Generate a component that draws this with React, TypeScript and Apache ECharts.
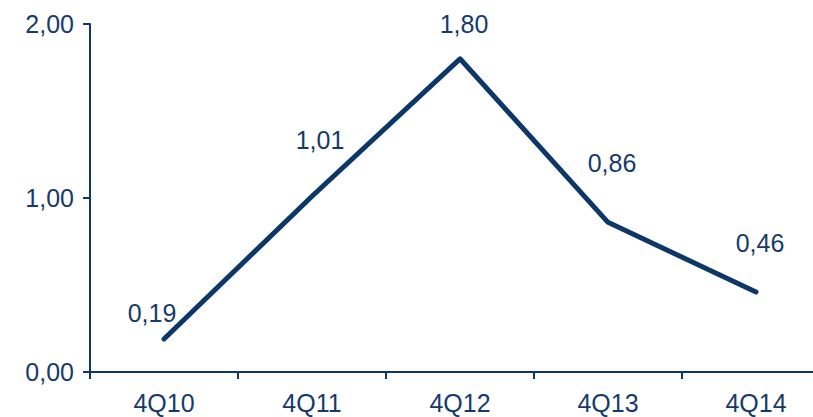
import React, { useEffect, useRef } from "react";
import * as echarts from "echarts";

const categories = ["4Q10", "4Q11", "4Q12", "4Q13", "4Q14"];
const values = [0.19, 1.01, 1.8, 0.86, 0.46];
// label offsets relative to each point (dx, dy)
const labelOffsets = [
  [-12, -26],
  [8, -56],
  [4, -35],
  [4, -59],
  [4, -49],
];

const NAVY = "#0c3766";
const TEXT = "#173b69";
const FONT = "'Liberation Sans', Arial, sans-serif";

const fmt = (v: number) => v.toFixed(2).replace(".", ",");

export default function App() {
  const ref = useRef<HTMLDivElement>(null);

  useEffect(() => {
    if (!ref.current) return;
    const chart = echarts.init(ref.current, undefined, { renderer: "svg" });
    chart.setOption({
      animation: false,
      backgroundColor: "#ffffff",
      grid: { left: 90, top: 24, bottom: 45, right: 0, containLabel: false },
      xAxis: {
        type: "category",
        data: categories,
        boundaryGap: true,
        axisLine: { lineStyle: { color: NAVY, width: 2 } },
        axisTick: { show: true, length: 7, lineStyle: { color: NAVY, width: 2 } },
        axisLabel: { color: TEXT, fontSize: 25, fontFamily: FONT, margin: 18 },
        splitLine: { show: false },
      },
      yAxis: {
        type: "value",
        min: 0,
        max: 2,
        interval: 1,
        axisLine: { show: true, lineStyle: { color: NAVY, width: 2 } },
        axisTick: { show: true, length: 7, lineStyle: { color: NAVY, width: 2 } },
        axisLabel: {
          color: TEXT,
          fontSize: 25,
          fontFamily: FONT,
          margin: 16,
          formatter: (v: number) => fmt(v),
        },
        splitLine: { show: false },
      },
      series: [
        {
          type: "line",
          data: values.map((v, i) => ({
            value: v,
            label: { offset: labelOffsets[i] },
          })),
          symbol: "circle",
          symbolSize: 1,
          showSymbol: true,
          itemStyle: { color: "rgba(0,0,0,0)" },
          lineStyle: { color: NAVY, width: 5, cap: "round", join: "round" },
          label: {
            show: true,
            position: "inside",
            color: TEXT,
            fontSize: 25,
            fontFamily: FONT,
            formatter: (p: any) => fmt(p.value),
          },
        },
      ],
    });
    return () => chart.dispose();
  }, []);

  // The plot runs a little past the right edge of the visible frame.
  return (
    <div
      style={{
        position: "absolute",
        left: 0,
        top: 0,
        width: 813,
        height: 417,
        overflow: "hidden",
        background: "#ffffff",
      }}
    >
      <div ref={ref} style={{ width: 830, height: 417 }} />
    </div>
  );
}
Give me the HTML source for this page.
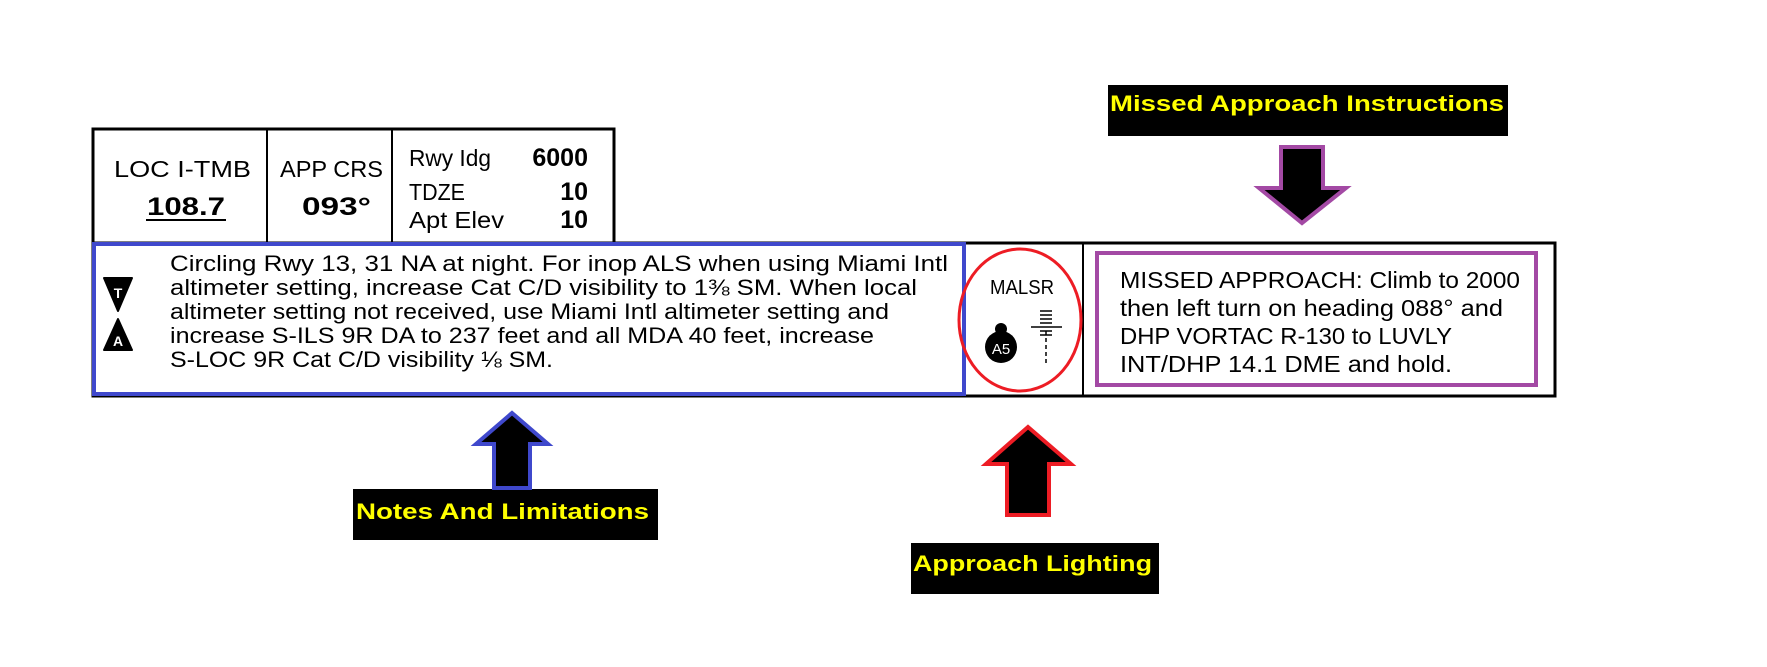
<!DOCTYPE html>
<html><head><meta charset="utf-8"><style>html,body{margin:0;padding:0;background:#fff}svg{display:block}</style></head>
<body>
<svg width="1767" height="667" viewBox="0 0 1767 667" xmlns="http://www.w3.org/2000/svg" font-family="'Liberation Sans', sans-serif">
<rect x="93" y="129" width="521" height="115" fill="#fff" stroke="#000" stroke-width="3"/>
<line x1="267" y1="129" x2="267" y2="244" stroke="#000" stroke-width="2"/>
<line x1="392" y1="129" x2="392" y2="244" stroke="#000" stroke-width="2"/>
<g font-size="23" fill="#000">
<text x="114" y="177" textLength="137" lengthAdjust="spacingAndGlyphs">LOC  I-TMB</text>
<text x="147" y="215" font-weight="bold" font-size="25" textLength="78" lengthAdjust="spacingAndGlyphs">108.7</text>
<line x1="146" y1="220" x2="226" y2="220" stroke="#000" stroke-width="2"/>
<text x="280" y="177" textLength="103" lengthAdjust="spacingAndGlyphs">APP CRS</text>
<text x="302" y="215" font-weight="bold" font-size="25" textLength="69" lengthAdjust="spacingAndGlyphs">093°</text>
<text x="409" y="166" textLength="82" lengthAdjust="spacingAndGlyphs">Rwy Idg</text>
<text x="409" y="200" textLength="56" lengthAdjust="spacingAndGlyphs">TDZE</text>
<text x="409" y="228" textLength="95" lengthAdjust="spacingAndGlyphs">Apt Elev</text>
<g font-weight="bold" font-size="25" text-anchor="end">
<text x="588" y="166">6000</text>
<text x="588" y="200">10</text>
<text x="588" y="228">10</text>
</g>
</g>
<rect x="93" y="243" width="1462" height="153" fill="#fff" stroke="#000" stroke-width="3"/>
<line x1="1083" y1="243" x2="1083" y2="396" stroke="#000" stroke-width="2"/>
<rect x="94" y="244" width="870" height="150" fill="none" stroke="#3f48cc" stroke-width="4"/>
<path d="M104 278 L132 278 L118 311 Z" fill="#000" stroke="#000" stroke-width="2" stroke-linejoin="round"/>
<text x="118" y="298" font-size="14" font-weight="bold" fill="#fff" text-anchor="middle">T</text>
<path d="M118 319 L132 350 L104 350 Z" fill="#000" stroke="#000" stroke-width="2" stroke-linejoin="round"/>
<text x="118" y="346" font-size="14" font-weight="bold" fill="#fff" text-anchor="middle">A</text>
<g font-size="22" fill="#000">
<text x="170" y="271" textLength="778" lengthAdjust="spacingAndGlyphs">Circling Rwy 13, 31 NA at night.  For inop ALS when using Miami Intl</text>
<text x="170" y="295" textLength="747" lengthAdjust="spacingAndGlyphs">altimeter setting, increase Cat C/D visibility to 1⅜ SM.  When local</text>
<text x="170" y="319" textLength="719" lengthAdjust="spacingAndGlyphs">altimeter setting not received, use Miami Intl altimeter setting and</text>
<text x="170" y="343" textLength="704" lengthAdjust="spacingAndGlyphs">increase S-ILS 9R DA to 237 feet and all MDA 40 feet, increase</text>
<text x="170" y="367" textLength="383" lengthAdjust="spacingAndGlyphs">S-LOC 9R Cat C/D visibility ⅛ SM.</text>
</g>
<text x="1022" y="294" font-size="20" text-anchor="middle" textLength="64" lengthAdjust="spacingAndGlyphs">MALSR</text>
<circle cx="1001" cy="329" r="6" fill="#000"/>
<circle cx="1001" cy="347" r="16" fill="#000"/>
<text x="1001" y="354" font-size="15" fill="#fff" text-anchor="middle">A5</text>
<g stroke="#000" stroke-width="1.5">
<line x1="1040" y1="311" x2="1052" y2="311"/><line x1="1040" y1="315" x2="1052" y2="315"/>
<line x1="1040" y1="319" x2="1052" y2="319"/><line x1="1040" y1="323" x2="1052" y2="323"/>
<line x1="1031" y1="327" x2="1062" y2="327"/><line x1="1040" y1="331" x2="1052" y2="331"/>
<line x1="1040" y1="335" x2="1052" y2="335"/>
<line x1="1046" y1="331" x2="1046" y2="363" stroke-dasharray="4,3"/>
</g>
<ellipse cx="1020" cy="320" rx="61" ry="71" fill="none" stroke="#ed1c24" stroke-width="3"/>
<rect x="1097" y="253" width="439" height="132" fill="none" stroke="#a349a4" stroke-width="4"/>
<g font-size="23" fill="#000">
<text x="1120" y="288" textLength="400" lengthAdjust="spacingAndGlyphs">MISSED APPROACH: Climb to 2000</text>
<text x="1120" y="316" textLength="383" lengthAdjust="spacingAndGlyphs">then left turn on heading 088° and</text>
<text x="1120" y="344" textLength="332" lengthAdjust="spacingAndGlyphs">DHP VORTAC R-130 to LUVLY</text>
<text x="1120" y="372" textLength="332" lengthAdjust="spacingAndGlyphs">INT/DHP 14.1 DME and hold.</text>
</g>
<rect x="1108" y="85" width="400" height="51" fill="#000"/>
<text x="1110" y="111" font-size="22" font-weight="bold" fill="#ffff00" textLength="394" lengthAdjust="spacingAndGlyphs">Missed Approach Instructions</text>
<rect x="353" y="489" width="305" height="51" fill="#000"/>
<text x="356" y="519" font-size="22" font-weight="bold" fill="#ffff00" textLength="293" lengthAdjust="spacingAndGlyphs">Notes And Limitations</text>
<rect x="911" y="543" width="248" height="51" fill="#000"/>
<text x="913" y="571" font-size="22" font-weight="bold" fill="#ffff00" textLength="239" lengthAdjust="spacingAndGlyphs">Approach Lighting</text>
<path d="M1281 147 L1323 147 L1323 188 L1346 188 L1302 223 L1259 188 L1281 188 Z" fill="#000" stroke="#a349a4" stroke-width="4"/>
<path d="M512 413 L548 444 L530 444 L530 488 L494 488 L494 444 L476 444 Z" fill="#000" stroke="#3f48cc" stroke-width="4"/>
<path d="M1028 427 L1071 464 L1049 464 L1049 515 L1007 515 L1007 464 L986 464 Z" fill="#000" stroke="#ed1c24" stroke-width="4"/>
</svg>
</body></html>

[What you have to do]:
Print exactly the first line of the entries and every line after it through the one that contains "const ref = useRef<HTMLDivElement>(null);", leaving the pictures out.

[Result below]:
Generate a component that draws this with React, TypeScript and Apache ECharts.
import React, { useEffect, useRef } from "react";
import * as echarts from "echarts";

const categories = ["4Q10", "4Q11", "4Q12", "4Q13", "4Q14"];
const values = [0.19, 1.01, 1.8, 0.86, 0.46];
// label offsets relative to each point (dx, dy)
const labelOffsets = [
  [-12, -26],
  [8, -56],
  [4, -35],
  [4, -59],
  [4, -49],
];

const NAVY = "#0c3766";
const TEXT = "#173b69";
const FONT = "'Liberation Sans', Arial, sans-serif";

const fmt = (v: number) => v.toFixed(2).replace(".", ",");

export default function App() {
  const ref = useRef<HTMLDivElement>(null);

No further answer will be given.